Alright, so Pinterest - love the stuff! I tend to use that site more than Google these days. You get instant photos with descriptions and that's great when you're looking for foodie ideas in my book :). I love me some peanut butter and chicken, well um, anything :). Lets explore the low carb/keto options for this dish shall we? This recipe was inspired by RuledMe's Recipe I did not have all items on hand so I improvised and it came out smashingly good... there were NO leftovers. Case and point ;).
Peanut Chicken
Thai Style
Serves 3 - 5
What You Need:
- 8 chicken tenderloins cut into roughly 1 inch squares
- 1 bag of frozen broccoli
- 1/2 cup peanut butter
- 1/4 cup chicken stock
- 2 Garlic cloves, minced
- 2 Tbspns Olive Oil
- 2 Tbspns Tamari Soy Sauce
- 1 Tbspn Lemon Juice
- 1 Tbspn Rice Vinegar
- 1/2 Tbspn Coconut Oil
- 1/2 Tbspn Erythritol
- 1 Tspn Macadamia Nut Oil (any oil would do here that fits your diet)
- 1/2 Tspn Xanthan Gum
- 1/4 Tspn Crushed Pepper
- 1/4 Tspn Coriander
- Salt and Pepper to taste
What You'll Do:
1) Over Medium heat, put olive oil in Medium sized pan and cook chicken until all sides are browned.
2) Meanwhile, put broccoli in microwave safe bowl, add 2 - 4 Tablespoons of water and cover. Place in microwave for 8 - 10 minutes until desired tenderness is achieved.

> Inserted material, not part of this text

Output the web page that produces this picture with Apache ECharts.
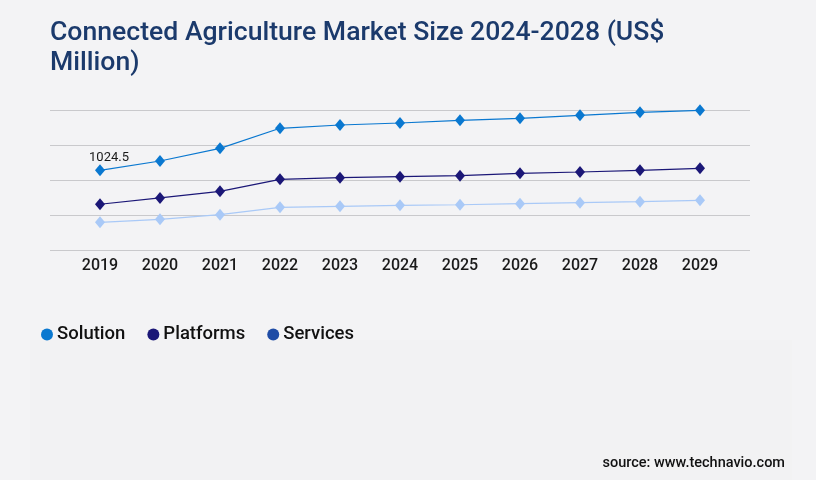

3) Mix all remaining ingredients in a bowl and pour over chicken. Let simmer for about 5 -7 minutes, or until broccoli is ready.
4) Serve warm.
Something I will probably do next time is heat up the broccoli as I outlined here in the recipe, but will then mix it in with the chicken before serving.. Either way, its yummy, I just prefer most things to have a sauce on them. I'm kind of an otter, what can I say. :D
I hope you enjoy the recipe! Like I said, there were no leftovers at my house. This is a dangerous recipe ;).